Leave the pictures out. Retype exactly the lines below from the one containing "Give me the" through the one containing "ax = fig.add_axes([0.1557, 0.150, 0.71, 0.744], facecolor=bg)", and no others.

↓↓↓

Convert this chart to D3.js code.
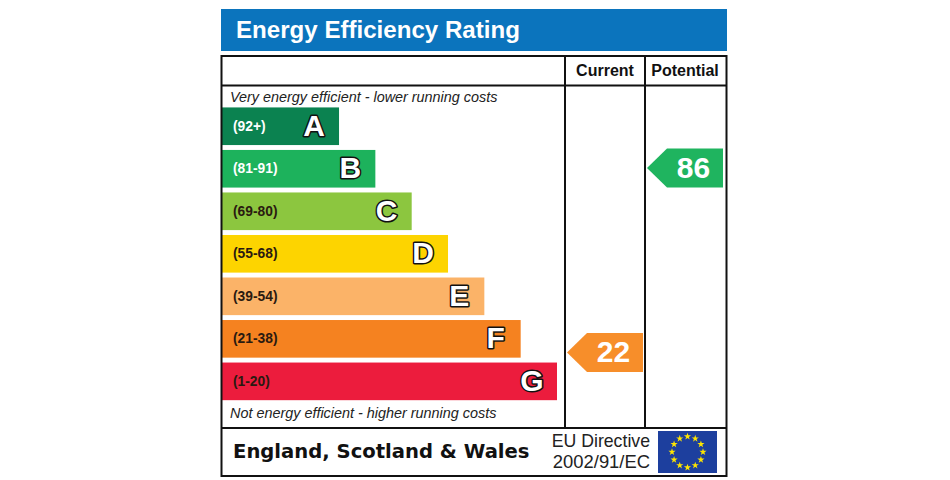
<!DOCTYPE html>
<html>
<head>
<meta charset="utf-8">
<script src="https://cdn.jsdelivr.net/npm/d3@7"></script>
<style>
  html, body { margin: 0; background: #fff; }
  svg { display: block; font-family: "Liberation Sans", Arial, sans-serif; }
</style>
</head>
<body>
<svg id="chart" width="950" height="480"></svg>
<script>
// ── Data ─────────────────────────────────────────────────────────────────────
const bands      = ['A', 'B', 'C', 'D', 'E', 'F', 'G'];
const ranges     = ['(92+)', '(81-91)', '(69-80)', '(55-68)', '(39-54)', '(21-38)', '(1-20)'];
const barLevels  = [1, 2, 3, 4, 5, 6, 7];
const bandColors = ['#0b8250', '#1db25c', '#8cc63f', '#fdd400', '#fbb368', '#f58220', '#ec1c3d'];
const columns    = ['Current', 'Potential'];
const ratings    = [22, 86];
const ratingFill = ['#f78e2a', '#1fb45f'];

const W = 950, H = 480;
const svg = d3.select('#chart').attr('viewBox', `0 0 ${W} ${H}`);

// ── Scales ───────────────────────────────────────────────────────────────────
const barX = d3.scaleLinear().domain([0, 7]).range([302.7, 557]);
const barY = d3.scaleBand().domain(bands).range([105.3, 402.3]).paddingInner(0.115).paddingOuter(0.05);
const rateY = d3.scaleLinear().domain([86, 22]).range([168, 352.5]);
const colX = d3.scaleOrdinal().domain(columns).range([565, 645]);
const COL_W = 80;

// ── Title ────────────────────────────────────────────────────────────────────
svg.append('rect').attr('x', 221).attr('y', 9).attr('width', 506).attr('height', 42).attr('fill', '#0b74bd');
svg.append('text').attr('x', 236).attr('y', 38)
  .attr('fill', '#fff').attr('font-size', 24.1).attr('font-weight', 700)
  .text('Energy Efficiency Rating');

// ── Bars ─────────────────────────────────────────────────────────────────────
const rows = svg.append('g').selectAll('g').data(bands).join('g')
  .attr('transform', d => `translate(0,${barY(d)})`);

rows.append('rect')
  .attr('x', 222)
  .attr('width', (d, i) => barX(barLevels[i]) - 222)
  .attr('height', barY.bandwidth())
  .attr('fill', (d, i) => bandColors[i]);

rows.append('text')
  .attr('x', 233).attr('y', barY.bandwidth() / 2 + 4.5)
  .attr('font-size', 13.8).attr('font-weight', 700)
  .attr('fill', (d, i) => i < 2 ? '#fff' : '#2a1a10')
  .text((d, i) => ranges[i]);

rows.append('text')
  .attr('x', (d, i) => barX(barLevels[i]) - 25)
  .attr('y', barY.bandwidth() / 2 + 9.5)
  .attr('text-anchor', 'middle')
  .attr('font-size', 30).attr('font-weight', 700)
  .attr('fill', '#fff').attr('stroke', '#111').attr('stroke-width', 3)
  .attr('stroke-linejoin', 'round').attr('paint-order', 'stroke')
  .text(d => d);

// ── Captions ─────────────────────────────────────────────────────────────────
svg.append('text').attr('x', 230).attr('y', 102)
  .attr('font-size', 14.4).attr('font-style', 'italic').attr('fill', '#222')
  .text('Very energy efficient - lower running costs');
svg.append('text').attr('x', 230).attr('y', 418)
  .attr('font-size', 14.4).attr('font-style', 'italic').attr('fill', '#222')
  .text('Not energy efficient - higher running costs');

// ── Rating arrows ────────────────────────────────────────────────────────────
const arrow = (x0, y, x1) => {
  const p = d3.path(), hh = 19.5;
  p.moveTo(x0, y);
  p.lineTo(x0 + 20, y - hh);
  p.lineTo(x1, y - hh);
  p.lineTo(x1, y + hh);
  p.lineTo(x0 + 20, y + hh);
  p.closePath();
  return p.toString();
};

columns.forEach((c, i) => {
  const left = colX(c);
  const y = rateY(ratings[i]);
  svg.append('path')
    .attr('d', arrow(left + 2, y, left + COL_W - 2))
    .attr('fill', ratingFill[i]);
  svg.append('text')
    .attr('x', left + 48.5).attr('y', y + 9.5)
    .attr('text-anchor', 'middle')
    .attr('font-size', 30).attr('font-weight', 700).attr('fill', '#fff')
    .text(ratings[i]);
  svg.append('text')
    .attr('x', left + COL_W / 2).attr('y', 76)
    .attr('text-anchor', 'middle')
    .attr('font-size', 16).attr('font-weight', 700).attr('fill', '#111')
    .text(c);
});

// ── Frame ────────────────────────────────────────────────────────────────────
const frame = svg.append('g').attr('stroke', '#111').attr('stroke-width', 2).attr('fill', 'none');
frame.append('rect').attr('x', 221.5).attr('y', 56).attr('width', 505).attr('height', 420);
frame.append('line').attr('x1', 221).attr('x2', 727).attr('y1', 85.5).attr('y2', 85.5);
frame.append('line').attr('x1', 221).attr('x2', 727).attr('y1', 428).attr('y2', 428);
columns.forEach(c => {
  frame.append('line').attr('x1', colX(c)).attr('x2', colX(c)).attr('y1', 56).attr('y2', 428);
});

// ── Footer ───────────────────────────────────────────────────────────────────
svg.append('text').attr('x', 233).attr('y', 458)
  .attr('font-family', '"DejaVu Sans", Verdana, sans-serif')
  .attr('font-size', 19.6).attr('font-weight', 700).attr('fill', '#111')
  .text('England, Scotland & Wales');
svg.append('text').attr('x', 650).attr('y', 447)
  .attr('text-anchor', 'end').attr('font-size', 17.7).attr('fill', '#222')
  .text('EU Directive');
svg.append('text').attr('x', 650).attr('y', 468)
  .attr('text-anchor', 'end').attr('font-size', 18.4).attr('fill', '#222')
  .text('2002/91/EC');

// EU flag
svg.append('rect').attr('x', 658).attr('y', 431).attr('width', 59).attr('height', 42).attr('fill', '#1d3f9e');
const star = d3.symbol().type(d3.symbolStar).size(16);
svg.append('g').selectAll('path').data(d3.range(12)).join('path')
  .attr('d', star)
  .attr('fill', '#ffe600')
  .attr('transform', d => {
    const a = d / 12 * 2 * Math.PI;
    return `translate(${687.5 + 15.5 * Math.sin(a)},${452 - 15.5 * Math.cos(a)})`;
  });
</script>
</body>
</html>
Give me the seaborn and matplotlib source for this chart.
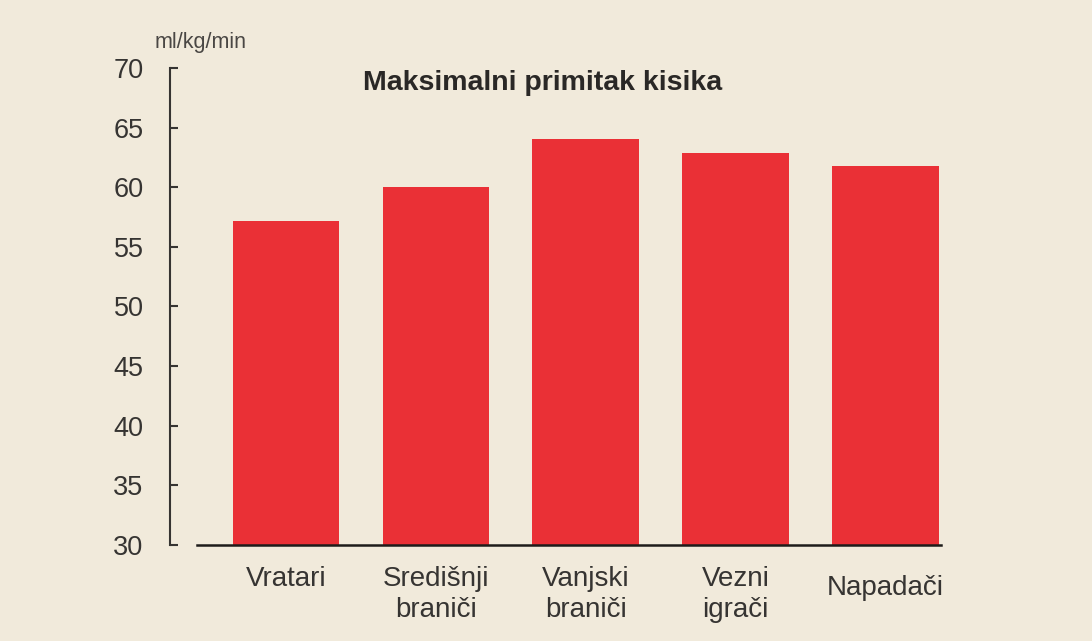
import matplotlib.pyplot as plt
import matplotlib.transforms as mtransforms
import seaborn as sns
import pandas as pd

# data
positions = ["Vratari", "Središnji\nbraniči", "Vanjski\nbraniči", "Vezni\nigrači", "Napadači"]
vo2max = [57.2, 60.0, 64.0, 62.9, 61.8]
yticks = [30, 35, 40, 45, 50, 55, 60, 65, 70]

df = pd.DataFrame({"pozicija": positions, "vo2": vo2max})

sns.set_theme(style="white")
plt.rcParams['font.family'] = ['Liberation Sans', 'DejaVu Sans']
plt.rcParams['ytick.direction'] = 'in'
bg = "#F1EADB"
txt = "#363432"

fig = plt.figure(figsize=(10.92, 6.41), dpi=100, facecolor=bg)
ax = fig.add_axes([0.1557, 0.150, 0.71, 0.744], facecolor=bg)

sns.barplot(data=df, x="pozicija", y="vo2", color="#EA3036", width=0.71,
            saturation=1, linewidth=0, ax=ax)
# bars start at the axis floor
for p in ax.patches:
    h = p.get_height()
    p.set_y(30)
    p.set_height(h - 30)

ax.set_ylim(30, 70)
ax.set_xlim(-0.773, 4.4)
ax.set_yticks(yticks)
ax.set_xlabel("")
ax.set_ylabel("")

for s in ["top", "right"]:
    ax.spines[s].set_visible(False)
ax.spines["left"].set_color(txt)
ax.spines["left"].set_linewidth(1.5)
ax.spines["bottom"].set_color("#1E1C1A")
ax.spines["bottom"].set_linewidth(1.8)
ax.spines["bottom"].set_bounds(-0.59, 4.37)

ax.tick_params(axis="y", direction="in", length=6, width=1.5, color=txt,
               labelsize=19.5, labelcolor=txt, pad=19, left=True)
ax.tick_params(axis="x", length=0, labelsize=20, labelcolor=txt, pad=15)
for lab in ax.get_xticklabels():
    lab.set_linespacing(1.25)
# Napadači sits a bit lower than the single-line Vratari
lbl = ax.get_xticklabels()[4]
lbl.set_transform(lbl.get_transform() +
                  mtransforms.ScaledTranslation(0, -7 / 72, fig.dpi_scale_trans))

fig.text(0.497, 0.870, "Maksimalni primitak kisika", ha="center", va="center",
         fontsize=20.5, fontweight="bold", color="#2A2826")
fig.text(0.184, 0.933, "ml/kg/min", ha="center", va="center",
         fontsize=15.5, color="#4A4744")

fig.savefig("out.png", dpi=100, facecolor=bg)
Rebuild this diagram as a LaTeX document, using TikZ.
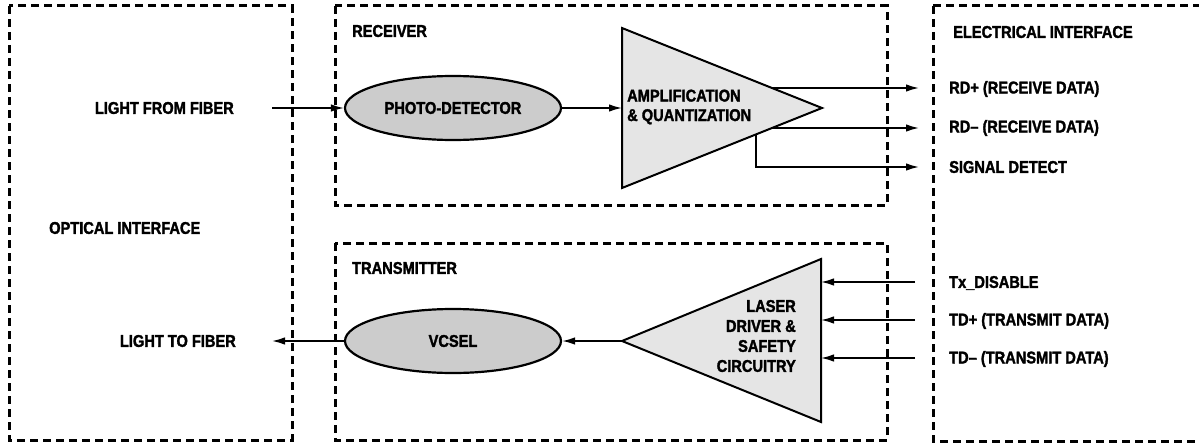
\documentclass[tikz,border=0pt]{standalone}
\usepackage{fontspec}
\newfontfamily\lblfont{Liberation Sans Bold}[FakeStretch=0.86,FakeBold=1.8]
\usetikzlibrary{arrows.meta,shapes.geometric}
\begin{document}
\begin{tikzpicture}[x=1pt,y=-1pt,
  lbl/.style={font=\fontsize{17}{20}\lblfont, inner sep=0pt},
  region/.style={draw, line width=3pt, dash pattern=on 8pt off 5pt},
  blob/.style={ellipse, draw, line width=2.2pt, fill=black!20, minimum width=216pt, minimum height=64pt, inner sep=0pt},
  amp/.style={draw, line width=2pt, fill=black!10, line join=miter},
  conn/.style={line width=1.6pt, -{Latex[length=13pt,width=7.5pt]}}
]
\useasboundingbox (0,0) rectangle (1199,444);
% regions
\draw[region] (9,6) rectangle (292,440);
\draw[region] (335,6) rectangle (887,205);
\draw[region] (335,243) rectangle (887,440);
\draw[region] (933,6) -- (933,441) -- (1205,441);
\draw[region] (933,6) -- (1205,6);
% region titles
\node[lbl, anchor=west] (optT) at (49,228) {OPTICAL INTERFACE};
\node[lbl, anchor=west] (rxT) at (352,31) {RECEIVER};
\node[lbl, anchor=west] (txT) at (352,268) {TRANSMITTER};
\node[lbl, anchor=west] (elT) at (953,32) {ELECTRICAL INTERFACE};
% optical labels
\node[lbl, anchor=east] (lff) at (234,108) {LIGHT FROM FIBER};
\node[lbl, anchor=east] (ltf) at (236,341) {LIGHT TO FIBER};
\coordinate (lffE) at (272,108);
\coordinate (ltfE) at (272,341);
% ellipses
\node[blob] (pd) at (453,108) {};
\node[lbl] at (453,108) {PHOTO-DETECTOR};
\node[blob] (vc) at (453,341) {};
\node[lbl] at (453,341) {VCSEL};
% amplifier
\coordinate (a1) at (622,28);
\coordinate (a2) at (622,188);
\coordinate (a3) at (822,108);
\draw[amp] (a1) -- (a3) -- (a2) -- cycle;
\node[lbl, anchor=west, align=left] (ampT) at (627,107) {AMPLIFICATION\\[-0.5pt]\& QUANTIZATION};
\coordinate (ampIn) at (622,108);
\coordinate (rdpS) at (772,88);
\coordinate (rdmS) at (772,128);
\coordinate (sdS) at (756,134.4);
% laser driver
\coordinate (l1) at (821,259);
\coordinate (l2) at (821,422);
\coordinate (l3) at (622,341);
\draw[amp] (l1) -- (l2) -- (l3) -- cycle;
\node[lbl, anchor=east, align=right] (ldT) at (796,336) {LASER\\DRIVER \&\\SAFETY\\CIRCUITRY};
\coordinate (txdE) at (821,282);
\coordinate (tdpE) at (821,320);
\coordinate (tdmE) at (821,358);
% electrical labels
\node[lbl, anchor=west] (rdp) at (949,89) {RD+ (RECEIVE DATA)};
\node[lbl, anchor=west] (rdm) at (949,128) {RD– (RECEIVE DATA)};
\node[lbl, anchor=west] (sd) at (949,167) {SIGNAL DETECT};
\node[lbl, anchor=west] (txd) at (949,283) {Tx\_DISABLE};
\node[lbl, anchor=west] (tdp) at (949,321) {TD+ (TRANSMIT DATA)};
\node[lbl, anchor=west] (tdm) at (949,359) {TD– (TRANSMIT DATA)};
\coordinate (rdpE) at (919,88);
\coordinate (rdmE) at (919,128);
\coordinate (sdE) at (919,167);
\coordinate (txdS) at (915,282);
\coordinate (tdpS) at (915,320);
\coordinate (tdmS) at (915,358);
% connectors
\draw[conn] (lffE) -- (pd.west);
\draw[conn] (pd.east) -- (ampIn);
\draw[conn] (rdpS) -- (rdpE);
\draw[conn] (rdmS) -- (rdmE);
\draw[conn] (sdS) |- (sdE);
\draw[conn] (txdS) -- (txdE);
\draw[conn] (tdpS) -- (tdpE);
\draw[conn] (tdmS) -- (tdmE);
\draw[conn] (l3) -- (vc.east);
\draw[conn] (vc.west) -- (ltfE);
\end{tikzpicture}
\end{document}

↑↑↑

Finished answer:
Give me the seaborn and matplotlib source for this chart.
import matplotlib.pyplot as plt
import matplotlib.transforms as mtransforms
import seaborn as sns
import pandas as pd

# data
positions = ["Vratari", "Središnji\nbraniči", "Vanjski\nbraniči", "Vezni\nigrači", "Napadači"]
vo2max = [57.2, 60.0, 64.0, 62.9, 61.8]
yticks = [30, 35, 40, 45, 50, 55, 60, 65, 70]

df = pd.DataFrame({"pozicija": positions, "vo2": vo2max})

sns.set_theme(style="white")
plt.rcParams['font.family'] = ['Liberation Sans', 'DejaVu Sans']
plt.rcParams['ytick.direction'] = 'in'
bg = "#F1EADB"
txt = "#363432"

fig = plt.figure(figsize=(10.92, 6.41), dpi=100, facecolor=bg)
ax = fig.add_axes([0.1557, 0.150, 0.71, 0.744], facecolor=bg)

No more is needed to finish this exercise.